▸ **JOB**: Copy out the records in full, word for word, without pictures.

[Start]

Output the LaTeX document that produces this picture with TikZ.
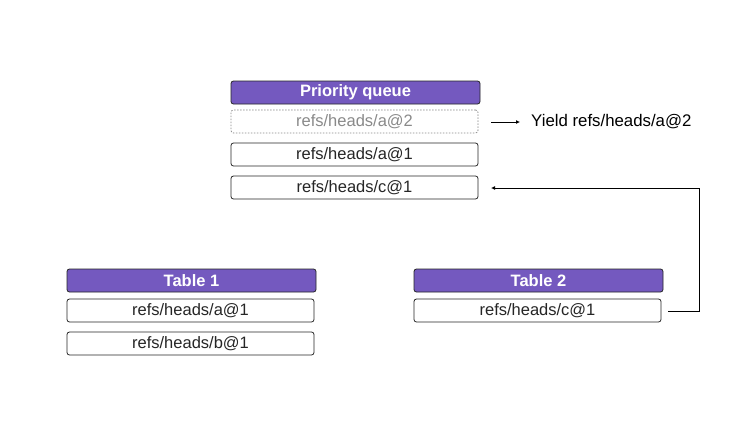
\documentclass[tikz,border=0pt]{standalone}
\usepackage{fontspec}
\setmainfont{Liberation Sans}
\usetikzlibrary{arrows.meta}
\definecolor{qpurple}{HTML}{7459BF}
\definecolor{ghost}{HTML}{8A8A8A}
\tikzset{
  hdr/.style={draw=black!85, fill=qpurple, rounded corners=2.5pt, line width=0.8pt,
    minimum width=249pt, minimum height=23pt, inner sep=0pt,
    text=white, font=\fontsize{16.5}{18}\selectfont\bfseries},
  item/.style={draw=black!85, fill=white, rounded corners=2.5pt, line width=0.8pt,
    minimum width=247pt, minimum height=23pt, inner sep=0pt,
    text=black!85, font=\fontsize{16.5}{18}\selectfont},
  ghostitem/.style={item, draw=ghost, dashed, dash pattern=on 1.5pt off 1.5pt, text=ghost},
  conn/.style={draw=black, line width=0.8pt, -{Latex[length=4pt,width=4pt]}},
  lbl/.style={text=black, font=\fontsize{16.8}{18}\selectfont, inner sep=0pt, anchor=west}
}
\begin{document}
\begin{tikzpicture}[x=1pt,y=-1pt]
\useasboundingbox[fill=white] (0,0) rectangle (744,421);
% priority queue
\node[hdr] (pq) at (355.5,92.5) {Priority queue};
\node[ghostitem] (pa2) at (354.5,121.5) {refs/heads/a@2};
\node[item] (pa1) at (354.5,154.5) {refs/heads/a@1};
\node[item] (pc1) at (354.5,187.5) {refs/heads/c@1};
% yield
\coordinate (ys) at (491,122);
\node[lbl] (yield) at (531,122) {Yield refs/heads/a@2};
\draw[conn] (ys) -- ++(29,0);
% table 1
\node[hdr] (t1) at (191.5,280.5) {Table 1};
\node[item] (t1a) at (190.5,310.5) {refs/heads/a@1};
\node[item] (t1b) at (190.5,343.5) {refs/heads/b@1};
% table 2
\node[hdr] (t2) at (538.5,280.5) {Table 2};
\node[item] (t2c) at (537.5,310.5) {refs/heads/c@1};
% connector
\coordinate (cs) at (668,311);
\coordinate (ce) at (491,188);
\draw[conn] (cs) -- (699,311) -- (699,188) -- (ce);
\end{tikzpicture}
\end{document}
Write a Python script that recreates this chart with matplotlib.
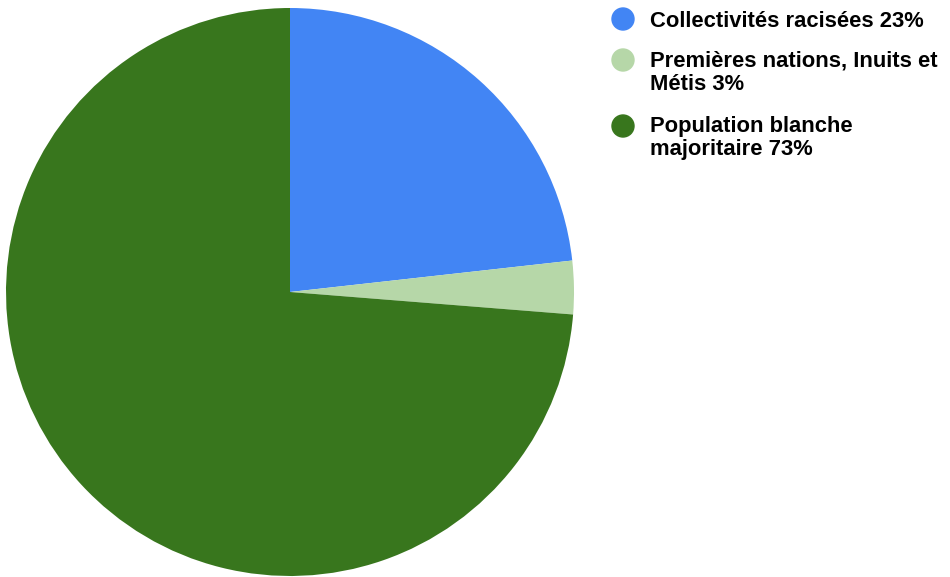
import matplotlib.pyplot as plt
from matplotlib.patches import Ellipse

labels = ['Collectivités racisées 23%',
          'Premières nations, Inuits et\nMétis 3%',
          'Population blanche\nmajoritaire 73%']
values = [23, 3, 73]
colors = ['#4285F4', '#B6D7A8', '#38761D']

W, H = 950, 577
fig = plt.figure(figsize=(W / 100, H / 100), dpi=100)
plt.rcParams['font.family'] = ['Liberation Sans', 'DejaVu Sans']

# pie centred at (290, 292) px with radius 284 px
cx, cy, r = 290, 292, 284
ax = fig.add_axes([(cx - r) / W, (H - cy - r) / H, 2 * r / W, 2 * r / H])
ax.pie(values, colors=colors, startangle=90, counterclock=False,
       radius=1, wedgeprops=dict(linewidth=0))
ax.set_xlim(-1, 1)
ax.set_ylim(-1, 1)
ax.set_aspect('equal')
ax.axis('off')

# legend drawn by hand: marker centre y and first baseline y in pixels
marker_y = [19, 60, 126]
base_y = [27, 67, 132]
for lab, c, my, by in zip(labels, colors, marker_y, base_y):
    fig.add_artist(Ellipse((623 / W, 1 - my / H), 22 / W, 22 / H, color=c,
                           transform=fig.transFigure))
    for i, line in enumerate(lab.split('\n')):
        fig.text(650 / W, 1 - (by + 23 * i) / H, line, fontsize=15.8,
                 fontweight='bold', va='baseline', ha='left')

fig.savefig('out.png', dpi=100)
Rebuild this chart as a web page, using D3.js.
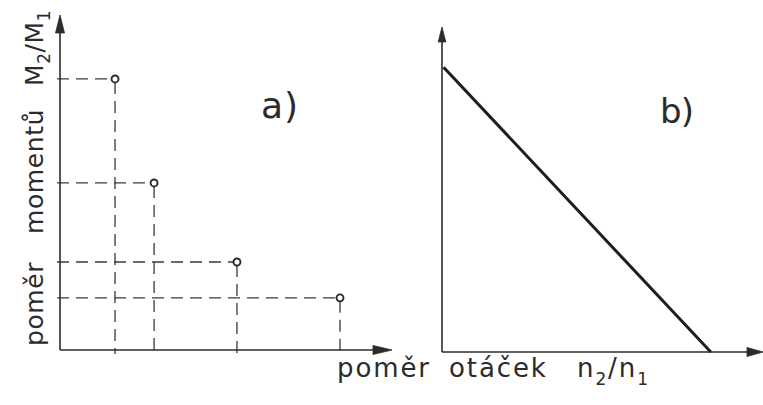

[End]

▸ **FULL RESPONSE**:
Output the LaTeX document that produces this picture with TikZ.
\documentclass[tikz,border=0pt]{standalone}
\usepackage{fontspec}
\setmainfont{Liberation Sans}
\usetikzlibrary{arrows.meta}
\definecolor{qpurple}{HTML}{7459BF}
\definecolor{ghost}{HTML}{8A8A8A}
\tikzset{
  hdr/.style={draw=black!85, fill=qpurple, rounded corners=2.5pt, line width=0.8pt,
    minimum width=249pt, minimum height=23pt, inner sep=0pt,
    text=white, font=\fontsize{16.5}{18}\selectfont\bfseries},
  item/.style={draw=black!85, fill=white, rounded corners=2.5pt, line width=0.8pt,
    minimum width=247pt, minimum height=23pt, inner sep=0pt,
    text=black!85, font=\fontsize{16.5}{18}\selectfont},
  ghostitem/.style={item, draw=ghost, dashed, dash pattern=on 1.5pt off 1.5pt, text=ghost},
  conn/.style={draw=black, line width=0.8pt, -{Latex[length=4pt,width=4pt]}},
  lbl/.style={text=black, font=\fontsize{16.8}{18}\selectfont, inner sep=0pt, anchor=west}
}
\begin{document}
\begin{tikzpicture}[x=1pt,y=-1pt]
\useasboundingbox[fill=white] (0,0) rectangle (744,421);
% priority queue
\node[hdr] (pq) at (355.5,92.5) {Priority queue};
\node[ghostitem] (pa2) at (354.5,121.5) {refs/heads/a@2};
\node[item] (pa1) at (354.5,154.5) {refs/heads/a@1};
\node[item] (pc1) at (354.5,187.5) {refs/heads/c@1};
% yield
\coordinate (ys) at (491,122);
\node[lbl] (yield) at (531,122) {Yield refs/heads/a@2};
\draw[conn] (ys) -- ++(29,0);
% table 1
\node[hdr] (t1) at (191.5,280.5) {Table 1};
\node[item] (t1a) at (190.5,310.5) {refs/heads/a@1};
\node[item] (t1b) at (190.5,343.5) {refs/heads/b@1};
% table 2
\node[hdr] (t2) at (538.5,280.5) {Table 2};
\node[item] (t2c) at (537.5,310.5) {refs/heads/c@1};
% connector
\coordinate (cs) at (668,311);
\coordinate (ce) at (491,188);
\draw[conn] (cs) -- (699,311) -- (699,188) -- (ce);
\end{tikzpicture}
\end{document}
Write a Python script that recreates this chart with matplotlib.
import matplotlib.pyplot as plt
from matplotlib.patches import Ellipse

labels = ['Collectivités racisées 23%',
          'Premières nations, Inuits et\nMétis 3%',
          'Population blanche\nmajoritaire 73%']
values = [23, 3, 73]
colors = ['#4285F4', '#B6D7A8', '#38761D']

W, H = 950, 577
fig = plt.figure(figsize=(W / 100, H / 100), dpi=100)
plt.rcParams['font.family'] = ['Liberation Sans', 'DejaVu Sans']

# pie centred at (290, 292) px with radius 284 px
cx, cy, r = 290, 292, 284
ax = fig.add_axes([(cx - r) / W, (H - cy - r) / H, 2 * r / W, 2 * r / H])
ax.pie(values, colors=colors, startangle=90, counterclock=False,
       radius=1, wedgeprops=dict(linewidth=0))
ax.set_xlim(-1, 1)
ax.set_ylim(-1, 1)
ax.set_aspect('equal')
ax.axis('off')

# legend drawn by hand: marker centre y and first baseline y in pixels
marker_y = [19, 60, 126]
base_y = [27, 67, 132]
for lab, c, my, by in zip(labels, colors, marker_y, base_y):
    fig.add_artist(Ellipse((623 / W, 1 - my / H), 22 / W, 22 / H, color=c,
                           transform=fig.transFigure))
    for i, line in enumerate(lab.split('\n')):
        fig.text(650 / W, 1 - (by + 23 * i) / H, line, fontsize=15.8,
                 fontweight='bold', va='baseline', ha='left')

fig.savefig('out.png', dpi=100)
Rebuild this chart as a web page, using D3.js.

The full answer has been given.